Personal details
- Born: 25 January 1968 (age 57) Selfoss, Iceland
- Political party: Social Democratic Alliance (Before 2024) Independent (2024–present)
- Spouse: Felix Bergsson
- Education: University of Iceland (BA) University of Essex (MA, PhD)

= Baldur Þórhallsson =

Icelandic professor

Baldur Þórhallsson (born 25 January 1968) is an Icelandic academic. He is currently Professor of Political Science and Jean Monnet Chair in European Studies at the Faculty of Political Science at the University of Iceland. He was a deputy member of Alþingi in 2011 and 2012, representing the Social Democratic Alliance. In March 2024, he announced his candidacy for the President of Iceland as an independent.

== Early life ==
Baldur was born in Selfoss on 25 January 1968. His parents were Þórhallur Ægir Þorgilsson and Þorbjörg Hansdóttir. He grew up on the farm Ægissíða on the banks of river Ytri-Rangá. Baldur finished primary school in the town of Hella.

== Education ==
Baldur holds a PhD (1999) and MA (1994) in Political Science from the University of Essex in England.
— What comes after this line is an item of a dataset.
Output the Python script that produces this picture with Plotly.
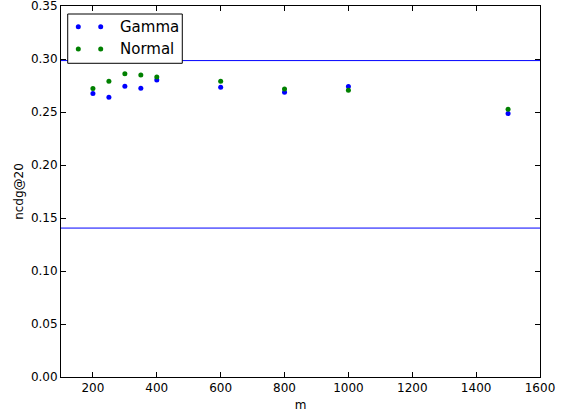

In 2002, he established a Centre for Small State Studies at the University of Iceland in association with colleagues around the globe and re-established the Icelandic Institute of International Affairs. He was Chair of the Board of the institute and is currently a member of the Board.

== Research ==
Baldur's research areas are primarily small state studies, European integration, Icelandic politics and Iceland's foreign policy. He is most prominent for his research on small states and Iceland's European integration. He edited and contributed several chapters to the first Icelandic textbook on European integration. He has authored or edited three books:

- Arnórsson, Auðunn, Baldur Thorhallsson, Pia Hansson and Tómas Joensen, (eds.) 2015. Saga Evrópusamruns: Evrópusambandið og þátttaka Íslands (History of European integration: The European Union and Iceland’s engagement in the European project). Reykjavík: Háskólaútgáfan (University of Iceland Press).
- Baldur Thorhallsson (ed.). Iceland and European Integration On the Edge. London: Routledge, 2004.
- Baldur Thorhallsson. The Role of Small States in the European Union. Aldershot: Ashgate, 2000.
His most highly cited research includes the aforementioned 2000 monograph and several journal articles on the challenges and opportunities that small states face in world politics.

Baldur has taught on small states at several universities and was the ‘Class of 1955’ Visiting Professor of International Studies at Williams College (MA, USA) in 2013 and Leverhulme Visiting Professor at the Queen Mary University of London in 2017.

== Caves of Hella ==
On the farm Ægissíða were Baldur grew up there are ancient man-made caves. As a child he used to take guests and travelers on tours around the caves. In 2019 he and his family founded a company that offers guests tours around the Caves.

== Presidential campaign ==
On 20 March, Baldur launched his campaign for President of Iceland after receiving numbers of endorsement for the office. Earlier that month Gunnar Helgason launched a Facebook group where he encouraged Baldur to run and the group has more than eighteen thousand members.

== Personal life ==
Baldur is married to actor Felix Bergsson. They live in Reykjavik and have two children.